Likewise the unhelpful error message that occurs when you mess up a multiplication is being revamped.

eye(3) * magic(4)
??? Error using ==> mtimes
Inner matrix dimensions must agree.

mtimes is the underlying function that * calls. The error message should now display *, as expected.

I’m really glad to see that The MathWorks are taking in interest in cleaning up these niggles. Little improvements can save users hours of frustration. It reminds me of Canonical’s 100 paper cuts project for Ubuntu.

The parallel computing discussions focussed on two areas: gpu computing and scaling from a single core to multiple cores on a single machine, through to clusters of machines.
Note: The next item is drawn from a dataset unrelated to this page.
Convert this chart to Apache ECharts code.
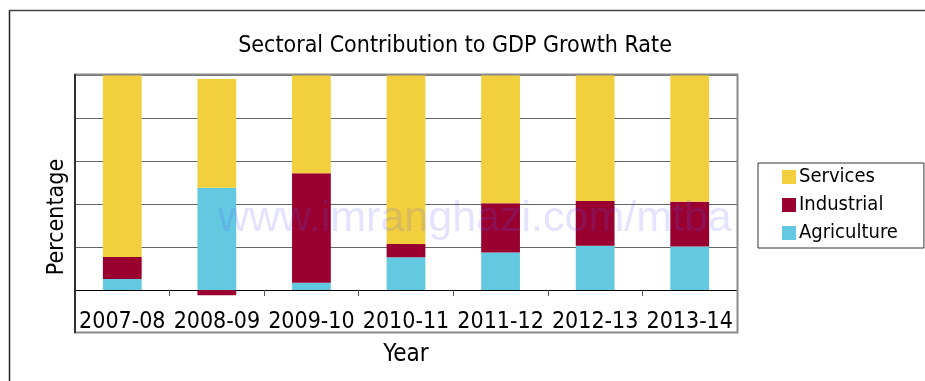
<!DOCTYPE html>
<html>
<head>
<meta charset="utf-8">
<script src="https://cdn.jsdelivr.net/npm/echarts@6/dist/echarts.min.js"></script>
<style>
  html, body { margin: 0; padding: 0; background: #fff; }
  #chart { width: 925px; height: 381px; }
</style>
</head>
<body>
<div id="chart"></div>
<script>
// Fiscal years on the category axis
var years = ['2007-08', '2008-09', '2009-10', '2010-11', '2011-12', '2012-13', '2013-14'];

// Share of GDP growth by sector (percent)
var agriculture = [5.1, 47.6, 3.4, 15.2, 17.4, 20.6, 20.2];
var industrial  = [10.2, -2.4, 50.9, 6.2, 22.9, 20.8, 20.9];
var services    = [84.7, 50.5, 45.7, 78.6, 59.7, 58.6, 58.9];

// Value axis range and step
var yMin = 0, yMax = 100, yStep = 20;

var NARROW = "'Liberation Sans Narrow', 'DejaVu Sans Condensed', 'Arial Narrow', sans-serif";
var COLORS = { services: '#F2CF3D', industrial: '#990030', agriculture: '#63C9E1' };

var chart = echarts.init(document.getElementById('chart'), null, { renderer: 'canvas' });

var barBase = { type: 'bar', stack: 'total', barWidth: '41%', clip: false };

chart.setOption({
  animation: false,
  backgroundColor: '#fff',
  title: {
    text: 'Sectoral Contribution to GDP Growth Rate',
    left: 450, textAlign: 'center', top: 30,
    textStyle: { fontFamily: NARROW, fontSize: 23, fontWeight: 'normal', color: '#000' }
  },
  legend: {
    data: ['Services', 'Industrial', 'Agriculture'],
    orient: 'vertical',
    left: 758, top: 163,
    padding: [4, 26, 5, 24],
    itemWidth: 14, itemHeight: 14, itemGap: 8,
    icon: 'rect',
    borderColor: '#333', borderWidth: 1,
    textStyle: { fontFamily: NARROW, fontSize: 20, lineHeight: 20, color: '#000', padding: [0, 0, 0, -2] }
  },
  grid: { left: 75, right: 188, top: 75, bottom: 91, containLabel: false },
  xAxis: {
    type: 'category',
    data: years,
    name: 'Year', nameLocation: 'middle', nameGap: 53,
    nameTextStyle: { fontFamily: NARROW, fontSize: 24, color: '#000' },
    axisLine: { onZero: true, lineStyle: { color: '#000', width: 1 } },
    axisTick: { show: true, length: 6, lineStyle: { color: '#555' } },
    axisLabel: { interval: 0, hideOverlap: false, margin: 21, fontFamily: NARROW, fontSize: 23, color: '#000' }
  },
  yAxis: {
    type: 'value',
    min: yMin, max: yMax, interval: yStep,
    axisLine: { show: false },
    axisTick: { show: false },
    axisLabel: { show: false },
    splitLine: { lineStyle: { color: '#666', width: 1 } }
  },
  series: [
    Object.assign({ name: 'Agriculture', data: agriculture, itemStyle: { color: COLORS.agriculture } }, barBase),
    Object.assign({ name: 'Industrial', data: industrial, itemStyle: { color: COLORS.industrial } }, barBase),
    Object.assign({ name: 'Services', data: services, itemStyle: { color: COLORS.services } }, barBase)
  ],
  graphic: [
    // outer chart border (only top and left fall inside the canvas)
    { type: 'line', shape: { x1: 9.5, y1: 10, x2: 9.5, y2: 381 }, style: { stroke: '#222', lineWidth: 1.5 }, silent: true },
    { type: 'line', shape: { x1: 9, y1: 10.5, x2: 925, y2: 10.5 }, style: { stroke: '#444', lineWidth: 1.5 }, silent: true },
    // plot frame around bars and category labels
    { type: 'rect', shape: { x: 75, y: 74.5, width: 662.5, height: 258 }, style: { fill: 'none', stroke: '#8a8a8a', lineWidth: 2 }, z: 50, silent: true },
    { type: 'line', shape: { x1: 75, y1: 74, x2: 75, y2: 333 }, style: { stroke: '#111', lineWidth: 1.5 }, z: 51, silent: true },
    // value axis title
    { type: 'text', x: 57, y: 217, rotation: Math.PI / 2, z: 55, silent: true,
      style: { text: 'Percentage', font: '23px ' + NARROW, fill: '#000', textAlign: 'center', textVerticalAlign: 'middle' } },
    // site watermark
    { type: 'text', x: 218, y: 241, z: 60, silent: true,
      style: { text: 'www.imranghazi.com/mtba', font: '43px "Liberation Sans", Arial, sans-serif', fill: 'rgba(90, 90, 255, 0.17)', textVerticalAlign: 'bottom' } }
  ]
});
</script>
</body>
</html>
The gpu and mulicore cases are dealt with via the parallel computing toolbox; scaling to multiple machines requires the rather-more-expensive distributed computing toolbox.

Both products seem to be in a teenage-state: mature enough to get some useful things done with them, but missing a few features.   For example, it’s really easy to parallelise a for loop: you simply replace for with parfor, but arrayfun only works in parallel with gpus, not cpus.   (John Walley, an application engineer with The MathWorks, is discussing rectifying this.) In fairness to The Mathworks, parallel computing from your desktop is in its infancy everywhere.

If I successfully bat my eyelids at the people in charge of the software budget, I’m hoping to be able to play with the parallel computing toolbox in the near future;  I’ll give you some code examples once that happens.